Life in a Guinean village
From heavily stricken by Ebola to hope. For school children, for farmers.
THE ROAD TO KABIETA
Thick, threatening clouds cover up the sun this mid-morning of November. The cool wind reminds me that we are in the high plains of Guinea.
Kabieta village is a few kilometers from Nzerekoré town, in the south-east region of the country. I am fascinated by the scenes of every day life that unfold before me.
In the heart of a tall forest, which encircles the village, stands Kabieta’s elementary school. Some 420 children, of which 208 are girls, go to the school this year. An increase from 338, of which 180 girls, from the previous school year.
The principal of the school, Matthieu Loua warmly welcomes us. I see some women walking energetically in the schoolyard. They are preparing the meals for the children. It is 10 am.
WFP has school meals in 1,605 schools across Guinea; 281 of them are in the Nzerekoré region.
This region was particularly hit by Ebola and school meals were halted. When they resumed in October 2015, parents and their children were relieved.
Just a few meters from the classrooms, the school built a warehouse where the food distributed by WFP is stocked. Inside, three women are carefully weighting different food items that will be used for today’s meal.
Finally, the sun won its battle. It is up and bright over a clear, light blue sky. The cooks head to the open kitchen. They are all set to start cooking. Today’s menu? Rice with corn!
IT ALL BEGINGS IN GOUECKE
The rice used to prepare the meals is produced by a group of women farmers. They are located a few kilometers from Kabieta, in Gouécké. Overall, there are 9 group of women farmers in the region. By the end of December, they will have delivered 1,166 metric tons of rice to 344 schools across the region.
Gouécké is similar to Kabieta, but the forest that surrounds the village seems denser. I am welcomed in the paddy fields by Anna Lamah. She is in charge of the association of women rice farmers.

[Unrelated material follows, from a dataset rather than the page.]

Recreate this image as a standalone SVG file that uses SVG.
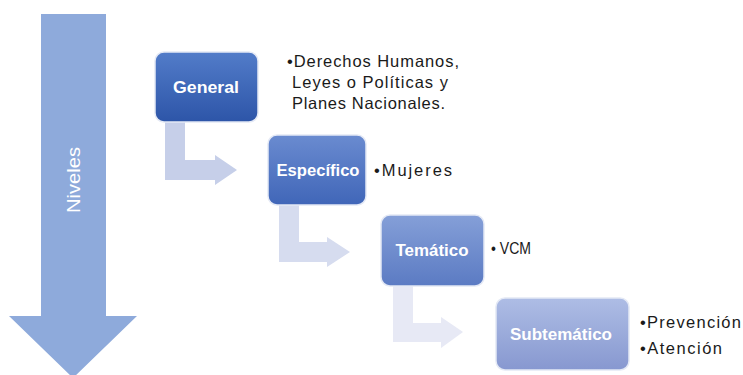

“We are 100 women rice farmers in the association and each one of us is proud to support our children” says Anna (below).
Anna cheerfully starts a song to encourage her fellow colleagues. They all start singing while collecting the rice. I am humbled to see these women working in very hard conditions to provide food to their children and develop their communities.
To alleviate their work, so that they don’t have to carry heavy loads and to find storage, WFP provided them with tents where they can stock their rice as soon as is harvested. Motorcyles will also be bought to transport the rice from paddy fields to the village.
“This job is a way for us to invest in the future of our children,” adds Anna.
The women want to produce more rice. They have already increased their production from 702 tons last year to 1,166 tons this year. Not only do they feed Guinea’s future, they also generate enough money to take care of themselves and their families. They have become more independent and confident in their future.
LUNCH IS SERVED
It’s 12 pm. The rice is ready to be served and the final touches are being added to the sauce.
I can hear in the distance the voice of the children as they are stepping outside their classrooms. They sound excited.
Cecile Haba, one of the cooks, is making sure that every child has enough food on their plates.
“I am very happy to contribute to children’s education. We are also very happy of the support provided by WFP,” says Cecile.
Enrollment rates have increased in Kabieta and in the region. Thanks to school meals, parents are more encouraged to register their children at school.
Sitting on outdoor benches, in a covered area, the kids can hardly hide their satisfaction as they get ready to take their first bites.
“This is one of my favorite moments of the day. I can eat with my friends and the food makes me happy and strong” says Gnéreké, his eyes lightening up.
“We have the best cooks of the village! The food is delicious,” adds Martine, a cheeky smile on her face.
Every classroom has 10 minutes to take its meal. You would think that the noise would be unbearable, but everything is done in good order.
“ Everyday we do our best to provide food to our children in the best conditions possible. It requires organization and patience,” declares Matthieu.
It’s time to say goodbye. I cannot help but feel encouraged by the dedication of this village. Together, cooks and farmers and parents, they have all contributed to the success of the school meals programme in a region that is still healing from the wounds inflicted by Ebola.
THE FUTURE OF SCHOOL MEALS
WFP needs urgent funding to continue its school meals programme for this academic year in Guinea. US$5 million is required to support 111,000 children for the 2016/2017 school year.
Due to financial constraints, WFP had to reduce its school meals from five meals to four meals per week, and it has not been able to distribute full and frequent take-home rations to girls and their families.
WFP’s key supporter of the home-grown school meals, take-home food rations and Purchase for progress (rice purchased for school meals) programmes is the Japanese International Cooperation Agency (JICA).